Since the slide resembles the musical instrument, the harmonica, this type of firearm was called the harmonica gun.
In order to fire this weapon, the user simply cocks the hammer, then unlocks the slide's locking mechanism (cam or plunger) and moves it so that a new cartridge comes under the hammer, applies the slide lock and then pulls the trigger. The user needs to re-cock the hammer and move the slide manually each time to fire the next round.
Harmonica gun mechanisms were not restricted to handguns alone. For example, General Sam Houston was known to own a percussion rifle that used a harmonica loader mechanism and this rifle is displayed in the Smithsonian museum.
Harmonica Rifle owned by Gen. Sam Houston. Currently exhibited at the Smithsonian museum.

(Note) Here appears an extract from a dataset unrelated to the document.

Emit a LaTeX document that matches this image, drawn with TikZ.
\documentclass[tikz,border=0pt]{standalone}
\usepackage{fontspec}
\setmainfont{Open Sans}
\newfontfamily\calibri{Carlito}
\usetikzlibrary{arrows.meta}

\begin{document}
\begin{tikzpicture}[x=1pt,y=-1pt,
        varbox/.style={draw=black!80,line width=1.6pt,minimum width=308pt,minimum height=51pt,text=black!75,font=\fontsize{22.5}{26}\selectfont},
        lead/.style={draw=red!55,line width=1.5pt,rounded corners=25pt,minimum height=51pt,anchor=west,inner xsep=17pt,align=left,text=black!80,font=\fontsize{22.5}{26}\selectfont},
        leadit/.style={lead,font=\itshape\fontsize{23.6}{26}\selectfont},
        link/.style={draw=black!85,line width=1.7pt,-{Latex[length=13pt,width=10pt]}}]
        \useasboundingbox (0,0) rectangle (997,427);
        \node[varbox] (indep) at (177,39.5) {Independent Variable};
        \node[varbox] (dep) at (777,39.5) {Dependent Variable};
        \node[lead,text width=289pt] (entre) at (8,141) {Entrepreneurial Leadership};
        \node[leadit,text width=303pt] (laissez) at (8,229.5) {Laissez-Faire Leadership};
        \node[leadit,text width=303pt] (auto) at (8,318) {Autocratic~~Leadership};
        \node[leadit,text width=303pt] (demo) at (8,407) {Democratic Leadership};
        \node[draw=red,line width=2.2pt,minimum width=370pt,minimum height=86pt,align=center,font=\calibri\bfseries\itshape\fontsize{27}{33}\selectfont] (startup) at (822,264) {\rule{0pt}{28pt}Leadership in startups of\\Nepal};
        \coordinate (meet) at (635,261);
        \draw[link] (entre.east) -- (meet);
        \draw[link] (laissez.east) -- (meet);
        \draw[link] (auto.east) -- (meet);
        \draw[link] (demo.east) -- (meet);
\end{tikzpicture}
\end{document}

Click on image to enlarge.
Harmonica guns often held 9 or 10 rounds in a slide and definitely had more capacity than revolvers of that era. However, since the user needed to move the slide manually along with cocking the hammer, it took more time to prepare one for firing than a revolver-type firearm. Balance was also a problem, especially when firing the first few or last few rounds, because the slide would predominantly hang off one side of the firearm and affect its balance. Also, the user would have to disassemble the slide from the firearm before they could carry it in a holster, which meant that these could not be immediately brought into action like a revolver could. These are some of the reasons why harmonica guns never really sold well, because of the competition from reliable revolvers.